* The request:
Leave out the images; return the rest of the data exactly.

** Start Data to process **

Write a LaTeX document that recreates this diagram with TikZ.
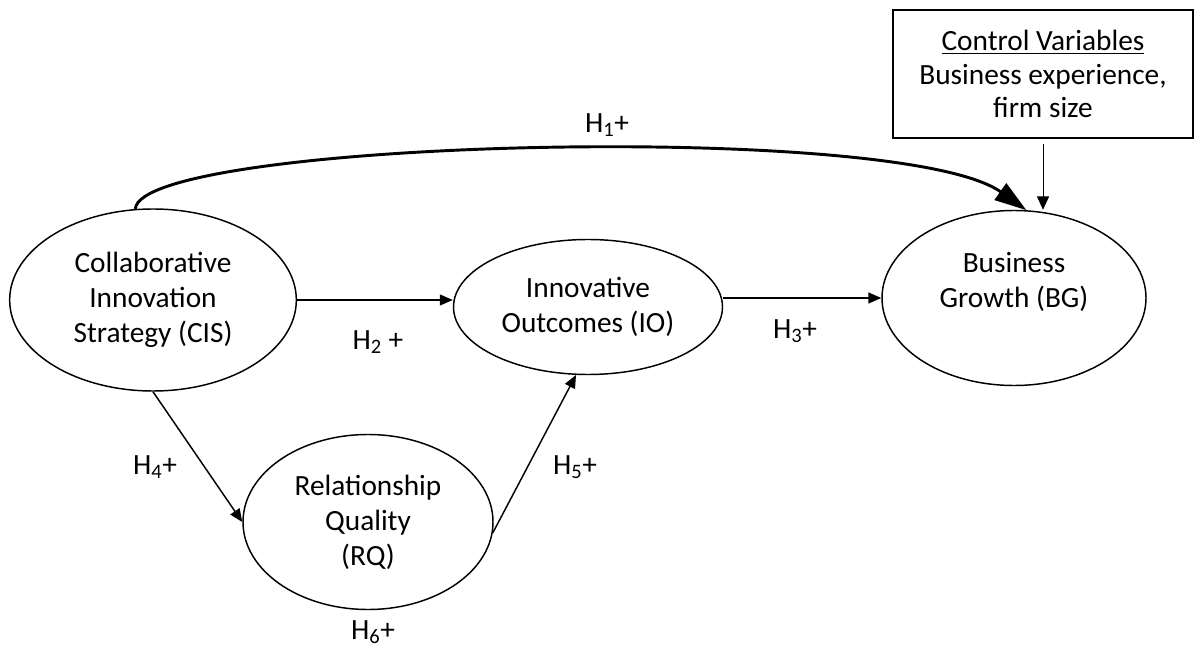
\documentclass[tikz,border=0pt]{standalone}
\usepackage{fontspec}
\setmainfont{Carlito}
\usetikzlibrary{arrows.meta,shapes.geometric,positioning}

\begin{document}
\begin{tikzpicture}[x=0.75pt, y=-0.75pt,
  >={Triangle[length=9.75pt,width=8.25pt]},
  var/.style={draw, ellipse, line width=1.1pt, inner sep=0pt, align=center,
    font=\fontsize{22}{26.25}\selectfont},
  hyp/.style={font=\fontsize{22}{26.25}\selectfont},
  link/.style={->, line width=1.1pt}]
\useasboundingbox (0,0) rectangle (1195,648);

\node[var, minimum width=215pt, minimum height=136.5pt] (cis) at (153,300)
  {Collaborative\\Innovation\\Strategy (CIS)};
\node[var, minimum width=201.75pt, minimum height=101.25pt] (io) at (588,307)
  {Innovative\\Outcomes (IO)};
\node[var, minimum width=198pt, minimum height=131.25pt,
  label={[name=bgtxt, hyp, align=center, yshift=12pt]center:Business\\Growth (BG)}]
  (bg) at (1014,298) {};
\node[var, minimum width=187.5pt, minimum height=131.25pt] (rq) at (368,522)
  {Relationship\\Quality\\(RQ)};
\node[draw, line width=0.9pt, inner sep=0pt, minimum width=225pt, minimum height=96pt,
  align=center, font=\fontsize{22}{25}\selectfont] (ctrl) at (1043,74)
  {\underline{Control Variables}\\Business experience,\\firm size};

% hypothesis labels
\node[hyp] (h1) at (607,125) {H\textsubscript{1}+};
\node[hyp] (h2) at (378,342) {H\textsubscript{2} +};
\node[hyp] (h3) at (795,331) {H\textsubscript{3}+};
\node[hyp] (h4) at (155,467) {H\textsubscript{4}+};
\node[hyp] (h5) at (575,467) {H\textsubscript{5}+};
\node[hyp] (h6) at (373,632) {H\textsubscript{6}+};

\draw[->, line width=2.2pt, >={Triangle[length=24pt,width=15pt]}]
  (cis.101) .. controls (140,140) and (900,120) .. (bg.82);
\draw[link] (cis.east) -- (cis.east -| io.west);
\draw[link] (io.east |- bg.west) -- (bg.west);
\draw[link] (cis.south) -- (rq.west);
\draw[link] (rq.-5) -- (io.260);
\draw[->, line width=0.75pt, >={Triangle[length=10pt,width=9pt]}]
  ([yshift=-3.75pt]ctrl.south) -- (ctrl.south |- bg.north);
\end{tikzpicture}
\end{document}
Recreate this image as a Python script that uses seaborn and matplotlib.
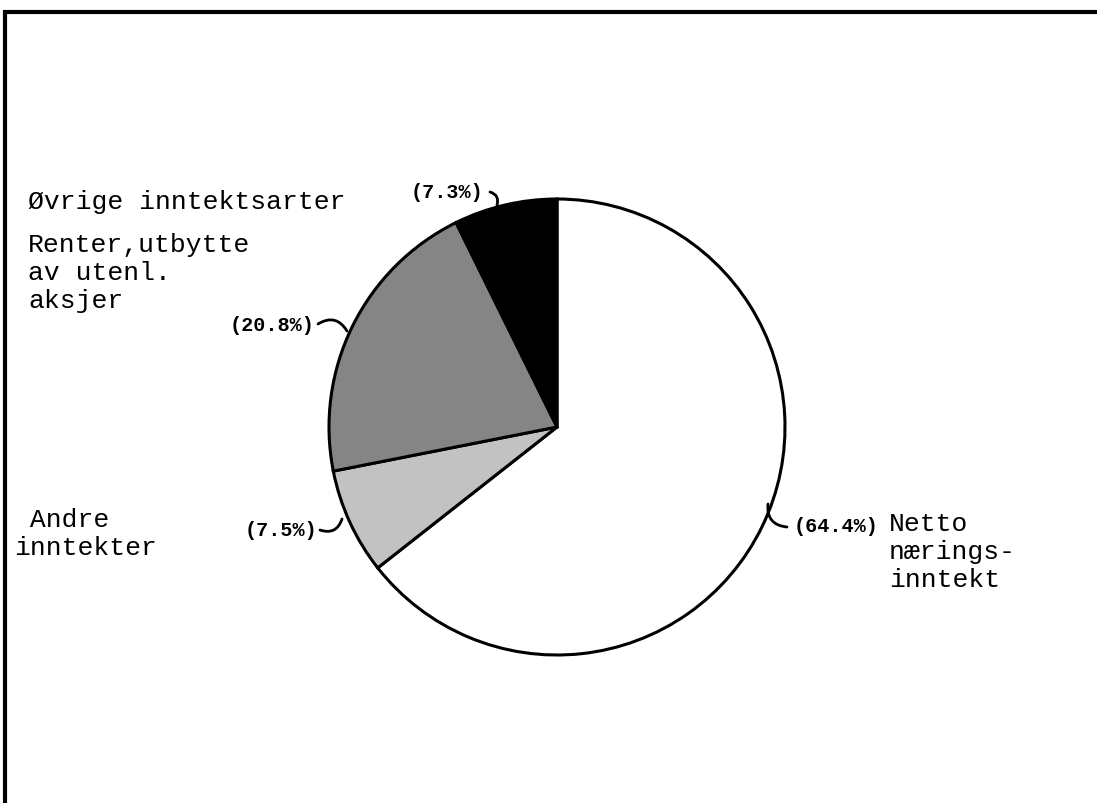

** End Data to process **

* Response below:
Write a LaTeX document that recreates this diagram with TikZ.
\documentclass[tikz,border=0pt]{standalone}
\usepackage{fontspec}
\setmainfont{Carlito}
\usetikzlibrary{arrows.meta,shapes.geometric,positioning}

\begin{document}
\begin{tikzpicture}[x=0.75pt, y=-0.75pt,
  >={Triangle[length=9.75pt,width=8.25pt]},
  var/.style={draw, ellipse, line width=1.1pt, inner sep=0pt, align=center,
    font=\fontsize{22}{26.25}\selectfont},
  hyp/.style={font=\fontsize{22}{26.25}\selectfont},
  link/.style={->, line width=1.1pt}]
\useasboundingbox (0,0) rectangle (1195,648);

\node[var, minimum width=215pt, minimum height=136.5pt] (cis) at (153,300)
  {Collaborative\\Innovation\\Strategy (CIS)};
\node[var, minimum width=201.75pt, minimum height=101.25pt] (io) at (588,307)
  {Innovative\\Outcomes (IO)};
\node[var, minimum width=198pt, minimum height=131.25pt,
  label={[name=bgtxt, hyp, align=center, yshift=12pt]center:Business\\Growth (BG)}]
  (bg) at (1014,298) {};
\node[var, minimum width=187.5pt, minimum height=131.25pt] (rq) at (368,522)
  {Relationship\\Quality\\(RQ)};
\node[draw, line width=0.9pt, inner sep=0pt, minimum width=225pt, minimum height=96pt,
  align=center, font=\fontsize{22}{25}\selectfont] (ctrl) at (1043,74)
  {\underline{Control Variables}\\Business experience,\\firm size};

% hypothesis labels
\node[hyp] (h1) at (607,125) {H\textsubscript{1}+};
\node[hyp] (h2) at (378,342) {H\textsubscript{2} +};
\node[hyp] (h3) at (795,331) {H\textsubscript{3}+};
\node[hyp] (h4) at (155,467) {H\textsubscript{4}+};
\node[hyp] (h5) at (575,467) {H\textsubscript{5}+};
\node[hyp] (h6) at (373,632) {H\textsubscript{6}+};

\draw[->, line width=2.2pt, >={Triangle[length=24pt,width=15pt]}]
  (cis.101) .. controls (140,140) and (900,120) .. (bg.82);
\draw[link] (cis.east) -- (cis.east -| io.west);
\draw[link] (io.east |- bg.west) -- (bg.west);
\draw[link] (cis.south) -- (rq.west);
\draw[link] (rq.-5) -- (io.260);
\draw[->, line width=0.75pt, >={Triangle[length=10pt,width=9pt]}]
  ([yshift=-3.75pt]ctrl.south) -- (ctrl.south |- bg.north);
\end{tikzpicture}
\end{document}
Recreate this image as a Python script that uses seaborn and matplotlib.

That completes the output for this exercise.